Here are four things YouTube needs to concentrate on while it rolls-out its live streaming platform if it wants to succeed:

Big-league Content

YouTube isn't the first entrant in the live Web video game. Smaller competitors include Ustream and Justin.tv. These sites offer a mix of content and the technical tools for anyone with a Webcam and an Internet connection to broadcast live. But what both sites don't offer is a deep library of big-league content with mainstream appeal.

Google has the deep pockets and industry clout to deliver more mainstream content. The type of programming I'm thinking about is major sporting events, breaking news, and live entertainment. If YouTube wants to succeed it will have to offer "must see" video content.

I doubt we'll see much television content from major broadcasters, who are already skittish about putting their recorded TV shows on the Web, but YouTube needs try for as much professional live video as possible. Some of it might even be worth paying for.

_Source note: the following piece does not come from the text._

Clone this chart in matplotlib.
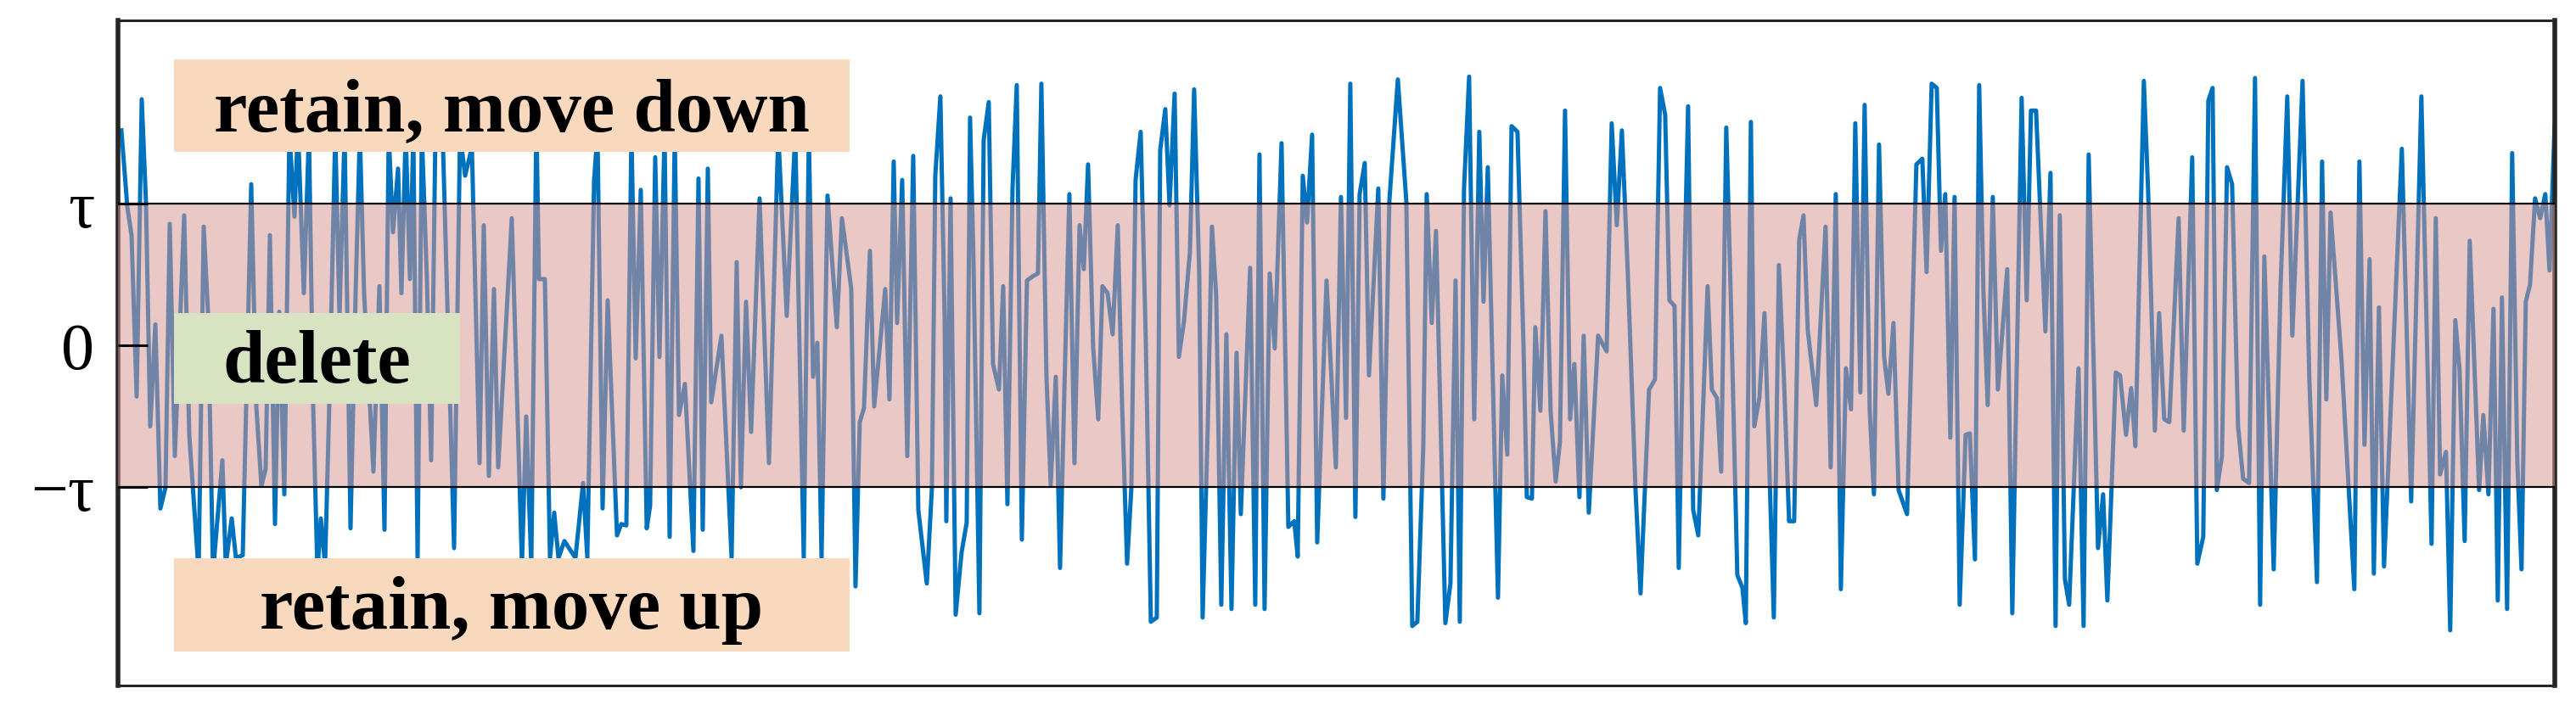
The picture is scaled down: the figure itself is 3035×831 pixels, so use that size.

The one distinct advantage live Web video holds over television broadcasts is the ability to connect online viewers with people who are on camera. YouTube is testing a "Live Comments" module that lets users talk amongst themselves and to the broadcaster, but I'd like to see YouTube take this interactivity a step further. Sporting events should include viewer polls and links to supplemental information on the game such as player stats and fantasy sport league standings. Celebrity interviews should not only field random viewer questions, but prompt viewers to ask certain kinds of questions. This would turns the event into more of a two-way dialog allowing viewers to actively shape the broadcast.

Viewer interactivity is vital to distinguish live broadcasts from archived content. If YouTube fails to make its broadcasts interactive, then video will be better-watched later, on demand.


If YouTube's test of live streaming goes as planned, and live video proliferates, the need to inform people of what's "on" becomes paramount. YouTube, coupled with Google's Web reach, could make raising awareness a snap. But YouTube needs to be careful about how noisy it is willing to be about alerting people, after all there's a fine line between effective and obnoxious advertising.


I've been watching Young Hollywood's interview of Tony Hawk, but the signal cut out just as Hawk was answering reader questions. YouTube deserves some slack during the testing phase of live streaming, but this won't fly in primetime. At the very least, viewers should have a way to skip back to see what they missed, DVR-style.